In a practical NLP pipeline, you might first tokenize a document, then apply
stemming or lemmatization to normalize the words, creating a more consistent and
manageable dataset for analysis or model training.
Word Embeddings
Machine learning models take vectors (arrays of numbers) as input. When working with text, the
first thing you must do is come up with a strategy to convert strings to numbers (or to
"vectorize" the text) before feeding it to the model. In this section, you will look at three
strategies for doing so.
TF-IDF
Word2Vec
One-Hot Encoding
Each word is represented as a sparse vector with a 1 in the position corresponding
to the word's index in the vocabulary and 0s elsewhere.
This approach is inefficient. A one-hot encoded vector is sparse (meaning, most indices
are zero). Imagine you have 10,000 words in the vocabulary. To one-hot encode each
word, you would create a vector where 99.99% of the elements are zero.
TF-IDF
TF-IDF vectorization involves calculating the TF-IDF score for every word in your
corpus relative to that document and then putting that information into a vector
(see image below using example documents “A” and “B”). Thus each document in
your corpus would have its own vector, and the vector would have a TF-IDF score
for every single word in the entire collection of documents. Once you have these
vectors you can apply them to various use cases such as seeing if two documents
are similar by comparing their TF-IDF vector using cosine similarity.
In TF-IDF, the term frequency (TF) component measures how often a term occurs in a
document, while the inverse document frequency (IDF) component penalizes terms that are
common across many documents. The resulting TF-IDF score reflects the importance of a term
in a specific document within a larger corpus.
Word2Vec
Word2Vec is a popular technique in
natural language processing (NLP)
that is used to represent words as
continuous vector spaces. Developed
by researchers at Google, Word2Vec
captures semantic relationships
between words by representing them
as dense vectors in a high-dimensional
space. The key idea behind Word2Vec
is that words with similar meanings or
contexts are mapped to similar vectors
in this space.
Architectures:
Continuous Bag of Words (CBOW):
CBOW predicts the target word (center word) based on its surrounding context (context
words). The model is trained to predict the target word given a window of context words.

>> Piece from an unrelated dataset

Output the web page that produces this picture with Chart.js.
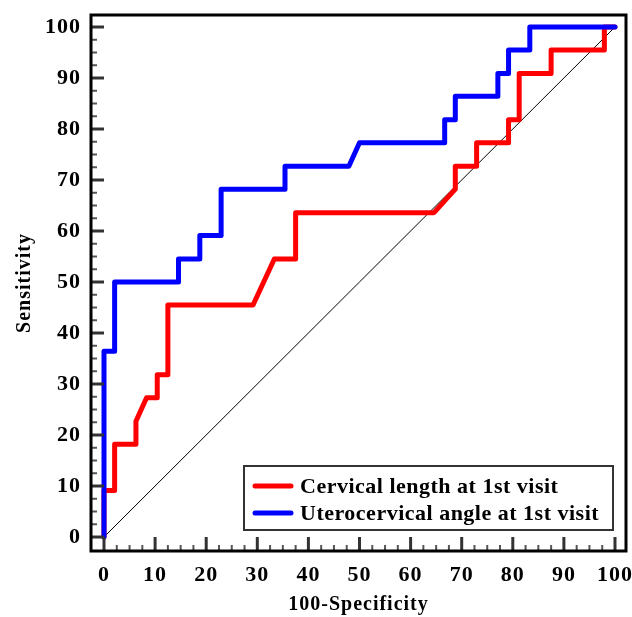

The architecture uses a neural network with a hidden layer to learn the word
embeddings.
Skip Grams:
Skip-gram, on the other hand, predicts the context words based on a given target word.
The model is trained to predict the context words given a target word.
Like CBOW, it uses a neural network with a hidden layer.
In both architectures, the training objective is to adjust the model's parameters (word vectors) so that the
predicted words match the actual context words as closely as possible. The word vectors obtained after
training are dense and capture semantic relationships, making them suitable for various NLP tasks.
Context-Target Pairs:
Create context-target pairs, where the context consists of nearby words and the target is
the word to be predicted.
Neural Network Training:
Train a neural network (CBOW or Skip-gram) on the context-target pairs to learn word
embeddings.
Word Embeddings:
Extract the learned word embeddings from the neural network.